Discount programs can ease financial stressors that could otherwise make employees seek alternate employment. Promote your program regularly, make it accessible, and showcase its use to encourage utilization. When your employee perks program makes family life easier, employees feel grateful to work for an organization that cares.
Gain an Advantage in Your Recruitment and Retention Strategy
Your company does great work, but a potential employee isn’t invested in your mission. A job-seeker is looking at the tangible benefits an opportunity offers, and your family-focused perks can be a major attractor. Be it a gym membership or wellness benefit, you'll increase job satisfaction amongst your team members and help employee morale and professional development flourish.
Employees value family benefits so much that three-quarters would leave their current role for better benefits. Meet this need through your program and promote it throughout your recruitment strategy. Make it easy to find, understand, and view real-life examples of it in use.
Showcase employee benefit utilization on your blog and social media. Interview employees on camera and incorporate their benefits experience in your recruitment videos. Doing so showcases the opportunities that employment provides and confirms your supportive, family-friendly culture.
Keep Programs Practical and Accessible
If expanding your benefits offering seems daunting, start slow and assess its effectiveness. Small perks, like discounts on local family attractions, restaurants, and school supplies, can be the most valuable.
These offers are more accessible and utilized due to their lower price point, location, and timeliness. Kids go back to school every year, so easing the expense of this annual event can make a big difference.
Families often make an annual trek to the amusement park or purchase a family membership to an attraction. Include these discounts in your perks and add an additional benefit that your team appreciates year-round.
Obtain a personalized link for your company perks page and make it a quick link on your intranet. Update your page to mesh with your company brand, voice, and culture initiatives.
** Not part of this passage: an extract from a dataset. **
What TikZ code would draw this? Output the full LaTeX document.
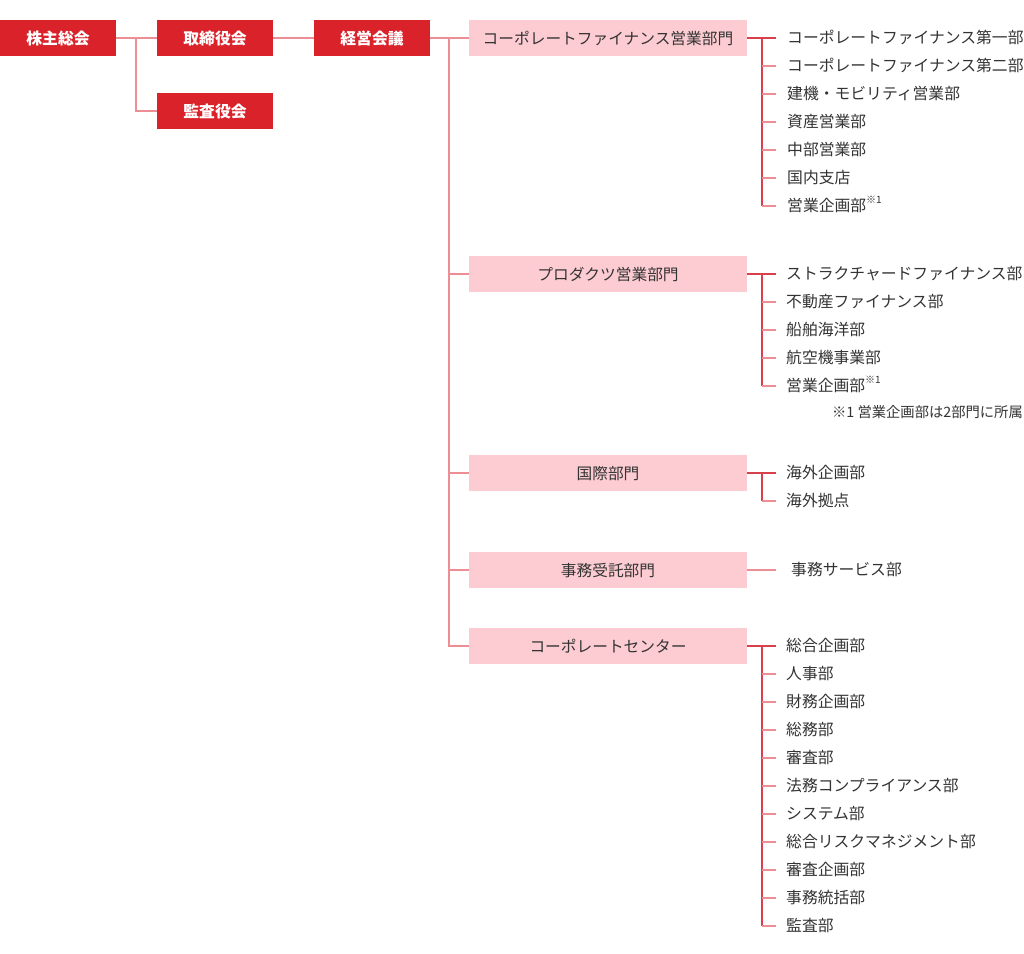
\documentclass[tikz,border=0pt]{standalone}
\usepackage{fontspec}
\setmainfont{Noto Sans CJK JP}
\definecolor{boxred}{HTML}{DA222B}
\definecolor{boxpink}{HTML}{FDCCD2}
\definecolor{linelight}{HTML}{EC8E94}
\definecolor{linedark}{HTML}{D8414B}
\definecolor{txt}{HTML}{333333}
\newcommand{\noteone}{\raisebox{0.5em}{\fontsize{10}{10}\selectfont ※1}}
\tikzset{
  redbox/.style={fill=boxred, text=white, font=\fontsize{15.8}{16}\selectfont\bfseries, minimum width=116pt, minimum height=36pt, inner sep=0pt, text height=1.2em, text depth=0em},
  pinkbox/.style={fill=boxpink, text=txt, font=\fontsize{15.7}{16}\selectfont, minimum width=278pt, minimum height=36pt, inner sep=0pt, text height=1.22em, text depth=0em},
  item/.style={anchor=west, inner sep=0pt, text=txt, font=\fontsize{15.8}{16}\selectfont, text height=1.16em, text depth=0em},
  note/.style={inner sep=0pt, text=txt, font=\fontsize{14.3}{14}\selectfont, text height=1.1em, text depth=0em},
  lightline/.style={draw=linelight, line width=1.3pt},
  darkline/.style={draw=linedark, line width=1.3pt}
}
\begin{document}
\begin{tikzpicture}[x=1pt,y=-1pt]
\useasboundingbox (0,0) rectangle (1024,953);
% top level
\node[redbox] (kabu) at (58,38) {株主総会};
\node[redbox] (tori) at (215,38) {取締役会};
\node[redbox] (kansa) at (215,111) {監査役会};
\node[redbox] (keiei) at (372,38) {経営会議};
\coordinate (j1) at (136,38);
\coordinate (j2) at (449,38);
\draw[lightline] (kabu.east) -- (tori.west);
\draw[lightline] (j1) |- (kansa.west);
\draw[lightline] (tori.east) -- (keiei.west);
% divisions
\node[pinkbox] (p1) at (608,38) {コーポレートファイナンス営業部門};
\node[pinkbox] (p2) at (608,274) {プロダクツ営業部門};
\node[pinkbox] (p3) at (608,473) {国際部門};
\node[pinkbox] (p4) at (608,570) {事務受託部門};
\node[pinkbox] (p5) at (608,646) {コーポレートセンター};
\draw[lightline] (keiei.east) -- (p1.west);
\draw[lightline] (j2) -- (j2 |- p5.west) -- (p5.west);
\foreach \p in {p2,p3,p4} \draw[lightline] (j2 |- \p.west) -- (\p.west);
\coordinate (v) at (762,0);
% group 1
\foreach \t [count=\i] in {コーポレートファイナンス第一部, コーポレートファイナンス第二部, 建機・モビリティ営業部, 資産営業部, 中部営業部, 国内支店, 営業企画部\noteone}
  \node[item] (a\i) at (787,{38+28*(\i-1)}) {\t};
\draw[darkline] (p1.east) -- ([xshift=-11pt]a1.west);
\draw[darkline] (v |- a1.west) -- (v |- a7.west);
\foreach \i in {2,...,7} \draw[lightline] (v |- a\i.west) -- ([xshift=-11pt]a\i.west);
% group 2
\foreach \t [count=\i] in {ストラクチャードファイナンス部, 不動産ファイナンス部, 船舶海洋部, 航空機事業部, 営業企画部\noteone}
  \node[item] (b\i) at (786,{274+28*(\i-1)}) {\t};
\draw[darkline] (p2.east) -- ([xshift=-10pt]b1.west);
\draw[darkline] (v |- b1.west) -- (v |- b5.west);
\foreach \i in {2,...,5} \draw[lightline] (v |- b\i.west) -- ([xshift=-10pt]b\i.west);
\node[note, anchor=east] (fn) at (1023,412) {※1 営業企画部は2部門に所属};
% group 3
\foreach \t [count=\i] in {海外企画部, 海外拠点}
  \node[item] (c\i) at (786,{473+28*(\i-1)}) {\t};
\draw[darkline] (p3.east) -- ([xshift=-10pt]c1.west);
\draw[darkline] (v |- c1.west) -- (v |- c2.west);
\draw[lightline] (v |- c2.west) -- ([xshift=-10pt]c2.west);
% group 4
\node[item] (d1) at (791,570) {事務サービス部};
\draw[lightline] (p4.east) -- ([xshift=-15pt]d1.west);
% group 5
\foreach \t [count=\i] in {総合企画部, 人事部, 財務企画部, 総務部, 審査部, 法務コンプライアンス部, システム部, 総合リスクマネジメント部, 審査企画部, 事務統括部, 監査部}
  \node[item] (e\i) at (786,{646+28*(\i-1)}) {\t};
\draw[darkline] (p5.east) -- ([xshift=-10pt]e1.west);
\draw[darkline] (v |- e1.west) -- (v |- e11.west);
\foreach \i in {2,...,11} \draw[lightline] (v |- e\i.west) -- ([xshift=-10pt]e\i.west);
\end{tikzpicture}
\end{document}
Offer training for leaders, culture champions, and employees to learn how to navigate the site and redeem offers. Provide step-by-step guides, videos, and tutorials to make using the program accessible and enjoyable.
Align Your Perks Program with Your Culture
Reflect your company values and culture with your perks offering. If you state a family-friendly environment as one of your pillars, prove it with perks.
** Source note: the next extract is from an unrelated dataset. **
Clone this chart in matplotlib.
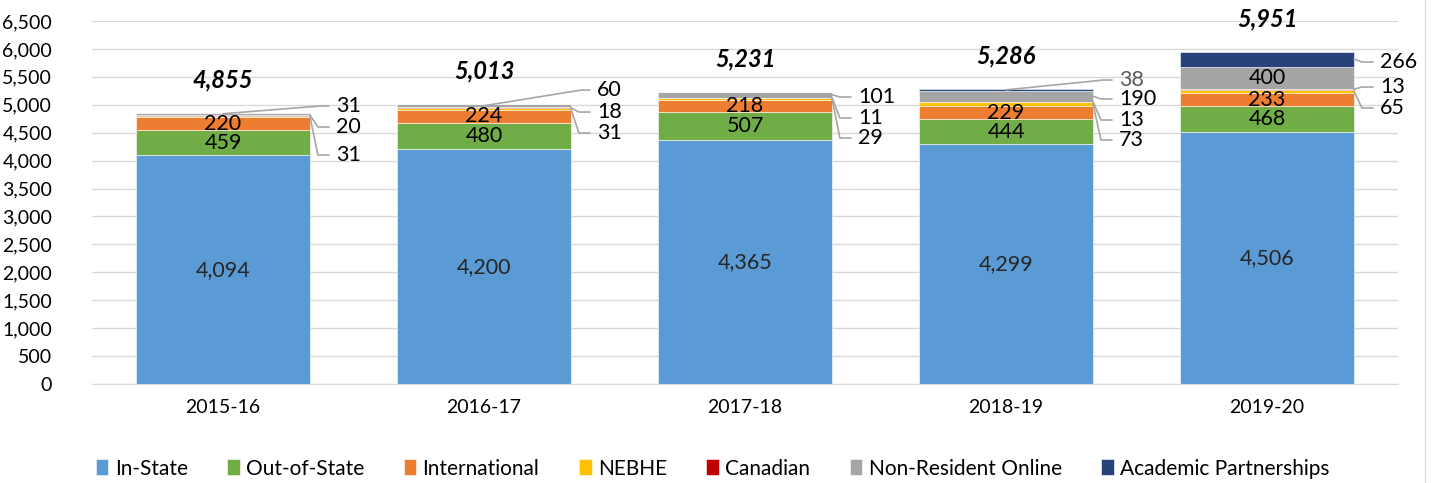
import matplotlib
matplotlib.use('Agg')
import matplotlib.pyplot as plt
import numpy as np

plt.rcParams['font.family'] = ['Lato', 'DejaVu Sans']

# Enrollment by residency, stacked bottom to top
years = ['2015-16', '2016-17', '2017-18', '2018-19', '2019-20']
series_names = ['In-State', 'Out-of-State', 'International', 'NEBHE', 'Canadian',
                'Non-Resident Online', 'Academic Partnerships']
in_state = [4094, 4200, 4365, 4299, 4506]
out_of_state = [459, 480, 507, 444, 468]
international = [220, 224, 218, 229, 233]
nebhe = [31, 31, 29, 73, 65]
canadian = [20, 18, 11, 13, 13]
non_resident_online = [31, 60, 101, 190, 400]
academic_partnerships = [0, 0, 0, 38, 266]
totals = [4855, 5013, 5231, 5286, 5951]

colors = ['#5B9BD5', '#70AD47', '#ED7D31', '#FFC000', '#C00000', '#A5A5A5', '#264478']

data = np.array([in_state, out_of_state, international, nebhe, canadian,
                 non_resident_online, academic_partnerships], dtype=float)

# which segments get a label inside the bar
inside = {0: [0, 1, 2, 3, 4], 1: [0, 1, 2, 3, 4], 2: [0, 1, 2, 3, 4], 5: [4]}
# callouts: (year index, series index, label y, anchor 'c'=bar centre / 'e'=right edge)
callouts = [
    (0, 5, 4978, 'c'), (0, 4, 4602, 'e'), (0, 3, 4100, 'e'),
    (1, 5, 5264, 'c'), (1, 4, 4870, 'e'), (1, 3, 4494, 'e'),
    (2, 5, 5139, 'e'), (2, 4, 4763, 'e'), (2, 3, 4405, 'e'),
    (3, 6, 5443, 'c'), (3, 5, 5103, 'e'), (3, 4, 4727, 'e'), (3, 3, 4369, 'e'),
    (4, 6, 5765, 'e'), (4, 4, 5318, 'e'), (4, 3, 4942, 'e'),
]

fig = plt.figure(figsize=(14.34, 4.83), dpi=100)
ax = fig.add_axes([0.0645, 0.205, 0.9101, 0.7515])

x = np.arange(len(years))
width = 0.667
bottoms = np.zeros(len(years))
for i, name in enumerate(series_names):
    ax.bar(x, data[i], width, bottom=bottoms, color=colors[i], label=name,
           edgecolor='white', linewidth=0.4, zorder=2)
    if i in inside:
        for j in inside[i]:
            txt_color = '#262626' if i == 0 else 'black'
            ax.text(x[j], bottoms[j] + data[i][j] / 2, f'{int(data[i][j]):,}',
                    ha='center', va='center', fontsize=15.5, color=txt_color, zorder=3)
    bottoms += data[i]

cum = np.cumsum(data, axis=0)
for j, i, ly, kind in callouts:
    seg_mid = cum[i][j] - data[i][j] / 2
    lx = x[j] + 0.433
    if kind == 'c':
        pts = [(lx - 0.028, ly), (lx - 0.06, ly), (x[j], seg_mid)]
    else:
        pts = [(lx - 0.028, ly), (x[j] + width / 2 + 0.03, ly), (x[j] + width / 2, seg_mid)]
    px, py = zip(*pts)
    ax.plot(px, py, color='#A6A6A6', lw=1.2, clip_on=False, zorder=3)
    tcol = '#595959' if i == 6 and j == 3 else 'black'
    ax.text(lx, ly, f'{int(data[i][j]):,}', ha='left', va='center', fontsize=15.5,
            color=tcol, clip_on=False)

for j, t in enumerate(totals):
    ax.text(x[j], t + 590, f'{t:,}', ha='center', va='center', fontsize=17,
            fontweight='bold', fontstyle='italic', clip_on=False)

ax.set_xlim(-0.5, len(years) - 0.5)
ax.set_ylim(0, 6500)
ax.set_yticks(np.arange(0, 6501, 500))
ax.set_yticklabels([f'{v:,}' for v in range(0, 6501, 500)])
ax.set_xticks(x)
ax.set_xticklabels(years)
ax.tick_params(axis='y', length=0, labelsize=14, pad=29)
ax.tick_params(axis='x', length=0, labelsize=14, pad=11)
ax.yaxis.grid(True, color='#D9D9D9', lw=1, zorder=0)
ax.set_axisbelow(True)
for s in ['top', 'right', 'left']:
    ax.spines[s].set_visible(False)
ax.spines['bottom'].set_color('#D9D9D9')

fig.legend(loc='center', bbox_to_anchor=(0.497, 0.03), ncol=7, frameon=False,
           fontsize=15, handlelength=0.6, handleheight=0.8, handletextpad=0.3,
           columnspacing=1.9)

fig.add_artist(plt.Line2D([0.9937, 0.9937], [0, 1], color='#D9D9D9', lw=1))

fig.savefig('out.png', dpi=100)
Many organizations extend flexible work hours to their teams, making family demands easier to manage. Financial perks like discounted summer camps, parent-and-me classes, and family experiences are more accessible in a flexible work culture.
Extend discounts for local sporting events during a company outing and on dates that work for your people. The more customization, flexibility, and variety you can provide, the better. Build a program for families of every age, size, and dynamic to ensure everyone can find perks that inspire them.
An Investment in Employee Perks Pays Dividends
Company leaders should evaluate their current employee dynamics to explore potential benefits that meet their needs. Align your additional perks offering with the awareness and sensitivity of your team’s needs and accessibility to discounted services.
Look at your financial investment in your program against potential returns on improved retention, performance, and revenue. Report insights on your program to company governance teams and boards to convey its effectiveness.
When you invest in the whole employee, you earn more than just their loyalty. Engaged employees perform better, increasing their output, identifying growth opportunities, and maintaining vigilance against threats to your organization. Teams that feel cared for and connected take ownership, serve as active brand ambassadors, and help your company thrive.